Further Understanding of Big Data Science
Big data refers to data sets that are so vast or complicated that standard data processing apps or
software is unable to deal with them. Data sets expand rapidly, partly because they are nowadays bombarded by numerous information-gathering mobile devices, aerial or remote data sensing and storage, mobile software logs (which work across apps and platforms for most of the time, resulting in lots of data in different formats), plus of course image and sound uploads from the device, RFID and POS reader data and Wi-Fi network pings – such is the nature of our always-on world. Progressing from earlier data mining specialists, there is now such a wealth of information that the capture, filing, processing, analysis and reporting is a science unto itself, hence the growing number of graduates choosing to specialize in the field.
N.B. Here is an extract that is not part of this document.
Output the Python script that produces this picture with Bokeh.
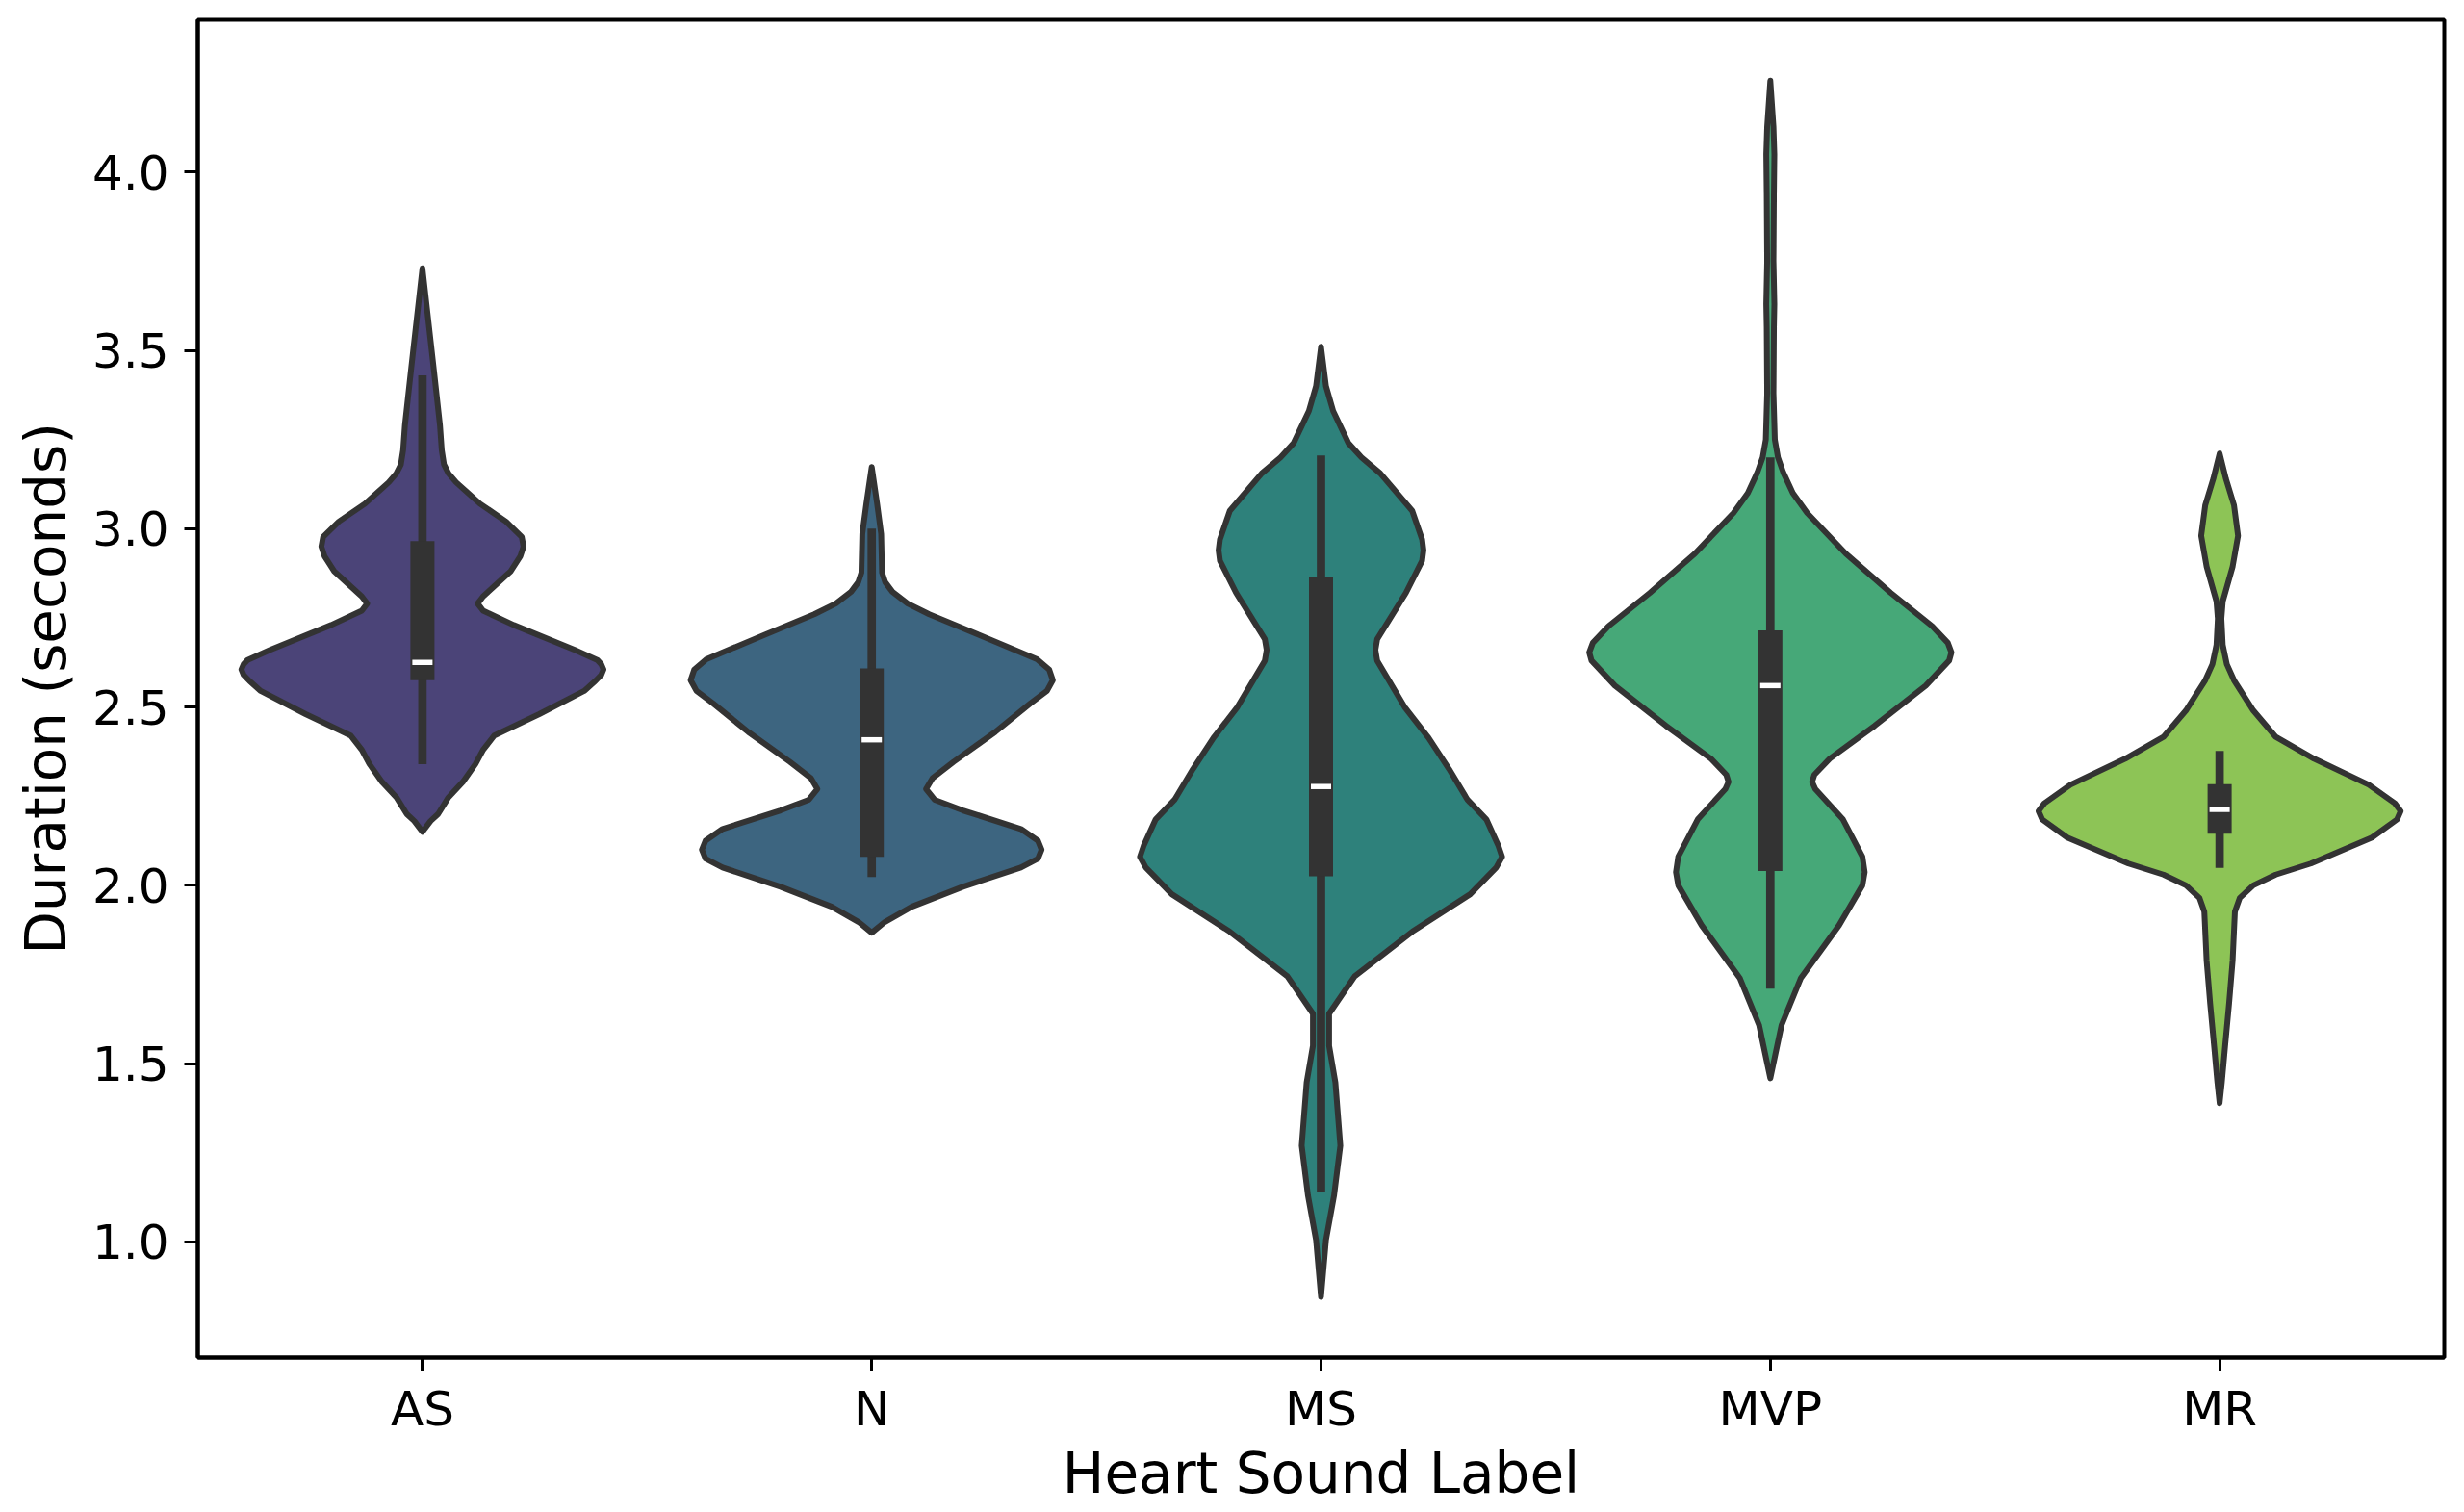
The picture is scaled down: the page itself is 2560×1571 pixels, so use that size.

Making the data organized, easy to read and relevant to the business mission at hand is done through applying statistical tools. This is how the data is eventually processed into a form usable by senior management for the purposes of decision-making. For marketers, this typically means outsourcing, although the industry is still in its relevant infancy in Thailand. For mere mortals who aren’t raised as hardcore tech-geeks, at least having an understanding of its value is something to bear in mind when designing any sort of marketing plan. Old school students of international business at college or uni will be familiar with the need to conduct market research as an early step in preparing a business plan. What has changed now is that data has gone from megabytes to terabytes, and the skill set needed to harvest its value has become exponentially more specialized.